Court Throws Out Case of Man Arrested for Standing on Street

The state’s highest court has thrown out the conviction of a man who was arrested for standing on a Times Square sidewalk three years ago.

City Room reports

Matthew Jones … was on corner of 42nd Street and Seventh Avenue in
the early morning of June 12, 2004, chatting with friends as other
pedestrians tried to get by.
As a result of Mr. Jones’s behavior, “numerous pedestrians in the
area had to walk around” him and his friends, the arresting officer,
Momen Attia, wrote. Mr. Jones refused to move when asked, Officer Attia
later wrote, then tried to run away. Mr. Jones was charged with
disorderly conduct and resisting arrest. 

The conviction was upheld by an appellate court, but today, the Court of Appeals unanimously reversed that decision.

“Nothing in the information indicates how the defendant, when he
stood in the middle of a sidewalk at 2:01 a.m., had the intent to or
recklessly created a risk of causing ‘public inconvenience, annoyance
or alarm,’” Judge [Carmen Beauchamp] Ciparick wrote.

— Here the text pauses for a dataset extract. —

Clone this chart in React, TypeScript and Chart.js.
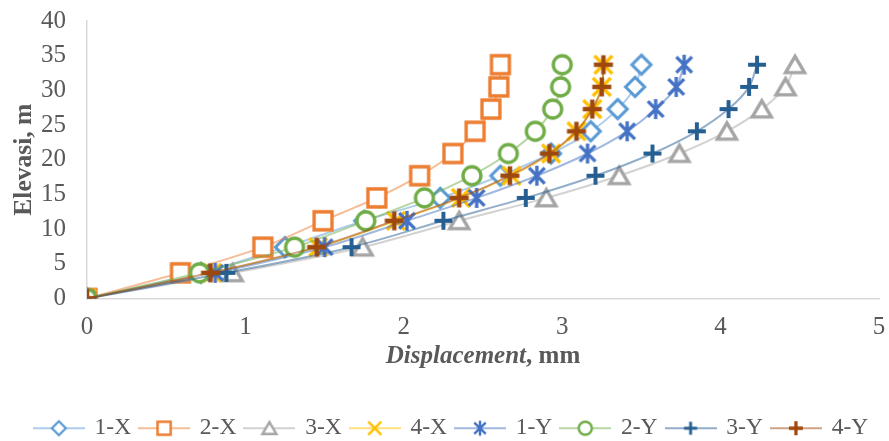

She later added: “Something more than a mere inconvenience of
pedestrians is required to support the charge. Otherwise, any person
who happens to stop on a sidewalk — whether to greet another, to seek
directions or simply to regain one’s bearings — would be subject to
prosecution under this statute.”

A fitting end to a ridiculous case brought by a city where many don’t get ticketed, much less arrested, for killing others with their cars.